LOS ANGELES -- Jake Arrieta took the end of his no-hitter on Sunday night into his own hands. His fastball touching 96 mph, his breaking balls snapping under the Dodgers' bats, the Cubs right-hander struck out the side in the ninth inning as the sun set on Chavez Ravine.
But for one key moment in the third inning of Arrieta's 2-0 masterpiece, everything depended on the official scorer. With one out, Kiké Hernandez smoked a slider from Arrieta straight at Starlin Castro at second base. The short-hop ate up Castro, and Hernandez reached safely.
"It's a tough call, but it's right at [Castro]," Cubs manager Joe Maddon said. "The scorekeeper didn't even flinch or hesitate -- it came up as an error. I give the guy credit for trying to do the right thing in that situation."
But Hernandez, like Arrieta, was surprised at the scorer's decision.
"Even Arrieta said in his postgame interview it should have been a hit," Hernandez said. "Whatever. I don't know what happened to [the scorer], what's going through his mind, thinking, 'Third inning of a no-hitter.' It happens.

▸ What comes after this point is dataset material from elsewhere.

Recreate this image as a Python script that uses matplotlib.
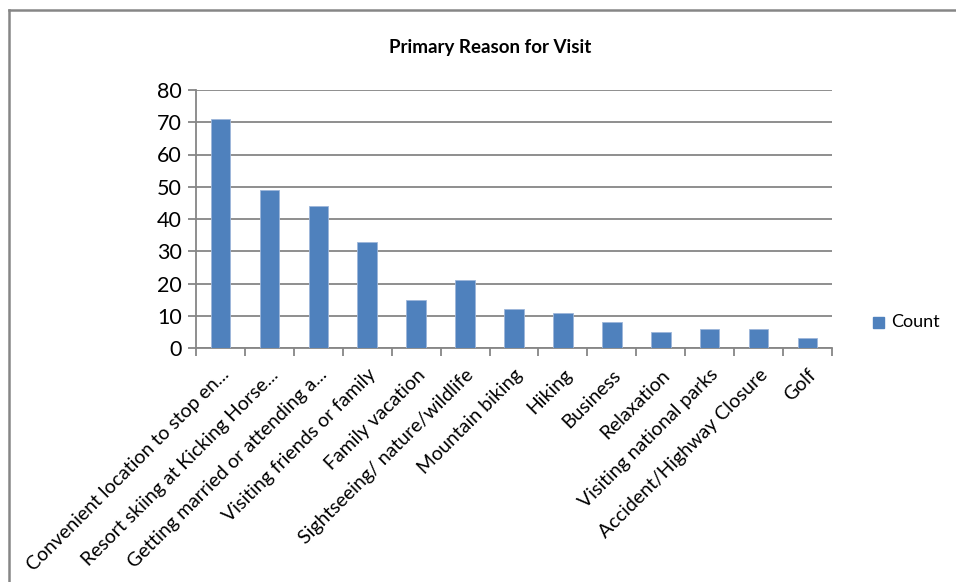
import matplotlib
matplotlib.use("Agg")
import matplotlib.pyplot as plt
from matplotlib.patches import Rectangle
from matplotlib.lines import Line2D
import matplotlib.transforms as mtransforms
import numpy as np

categories = [
    "Convenient location to stop en...",
    "Resort skiing at Kicking Horse...",
    "Getting married or attending a...",
    "Visiting friends or family",
    "Family vacation",
    "Sightseeing/ nature/wildlife",
    "Mountain biking",
    "Hiking",
    "Business",
    "Relaxation",
    "Visiting national parks",
    "Accident/Highway Closure",
    "Golf",
]
counts = [71, 49, 44, 33, 15, 21, 12, 11, 8, 5, 6, 6, 3]
yticks = [0, 10, 20, 30, 40, 50, 60, 70, 80]
series_name = "Count"
title = "Primary Reason for Visit"

plt.rcParams['font.family'] = ['Lato', 'DejaVu Sans']

W, H = 956, 582
fig = plt.figure(figsize=(W / 100, H / 100), dpi=100)
fig.patch.set_facecolor("white")

# outer chart border (top and left visible)
fig.add_artist(Line2D([9 / W, 9 / W], [0, 1 - 10 / H], transform=fig.transFigure,
                      color="#868686", lw=1.8))
fig.add_artist(Line2D([9 / W, 1], [1 - 10 / H, 1 - 10 / H], transform=fig.transFigure,
                      color="#868686", lw=1.8))

ax = fig.add_axes([196 / W, 1 - 348 / H, (832 - 196) / W, (348 - 90) / H])
x = np.arange(len(categories))
ax.bar(x, counts, width=0.4, color="#4F81BD", edgecolor="#9DB6DA", linewidth=0.6, zorder=3)

ax.set_xlim(-0.5, len(categories) - 0.5)
ax.set_ylim(0, 80)
ax.set_yticks(yticks)
ax.set_yticklabels([str(v) for v in yticks], fontsize=15.5)
ax.yaxis.grid(True, color="#868686", lw=1.3, zorder=0)
ax.set_axisbelow(True)

for s in ["top", "right"]:
    ax.spines[s].set_visible(False)
for s in ["left", "bottom"]:
    ax.spines[s].set_color("#868686")
    ax.spines[s].set_linewidth(1.3)

ax.tick_params(axis="y", length=6, width=1.3, color="#868686", pad=4)
ax.set_xticks(x)
ax.set_xticklabels(categories, rotation=45, ha="right", va="top",
                   rotation_mode="anchor", fontsize=14)
ax.tick_params(axis="x", which="major", length=0, pad=13)
offset = mtransforms.ScaledTranslation(0 / 100, 0, fig.dpi_scale_trans)
for lbl in ax.get_xticklabels():
    lbl.set_transform(lbl.get_transform() + offset)
ax.set_xticks(np.arange(len(categories) + 1) - 0.5, minor=True)
ax.tick_params(axis="x", which="minor", length=6, width=1.3, color="#868686")

fig.text(490 / W, 1 - 47 / H, title, ha="center", va="center",
         fontsize=13.5, fontweight="bold")

# legend
fig.add_artist(Rectangle((873 / W, 1 - 328 / H), 11 / W, 11 / H,
                         transform=fig.transFigure, color="#4F81BD"))
fig.text(891 / W, 1 - 322 / H, series_name, ha="left", va="center", fontsize=13)

fig.savefig("out.png", dpi=100, facecolor="white")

"I know how this works. If we didn't get another hit, they weren't going to change it. [Arrieta] did a great job. He overmatched us tonight, threw a no-hitter, and they gave him the benefit of the doubt."
Dodgers manager Don Mattingly was surprised, too.
"If you really want my opinion, I think it's a hit," Mattingly said. "It's a moot point. Doesn't change the game."
One person, though, was adamant that the scoring was correct: Castro.
"If they put a hit, I'd tell them to switch it," Castro said after the game. "Because I was right on it. If it's backhand, it maybe can be a hit. But like that, it's right on me. That's an error. I didn't even move anywhere."
But the error wasn't the only play to preserve the no-hitter -- the Cubs had a few late-game web gems behind Arrieta. Castro made one, a sprinting grab on Carl Crawford's hard line drive up the middle to end the seventh, snaring the ball at the full length of his reach.
"We feel ready," Castro said. "We want every ball hit to us, and we try to make every play. Especially after five innings, we say, 'We got this.' And we have the feeling."
With two outs in the eighth, shortstop Addison Russell chipped in. Hernandez chopped a hard ground ball up the middle past Arrieta -- who flailed at it with his glove and missed -- but Russell was there to corral it and throw out Hernandez.
One final dominant inning later, Arrieta's first career no-hitter was in the books.
"I was asking Dan Haren and a couple of guys after the game, 'How did I get the last three outs?'" Arrieta said. "It's just one of those things where everything happens so fast."
But Castro -- error scoring aside, defensive plays aside -- knew exactly how.
"He's nasty. Every time. It's unbelievable."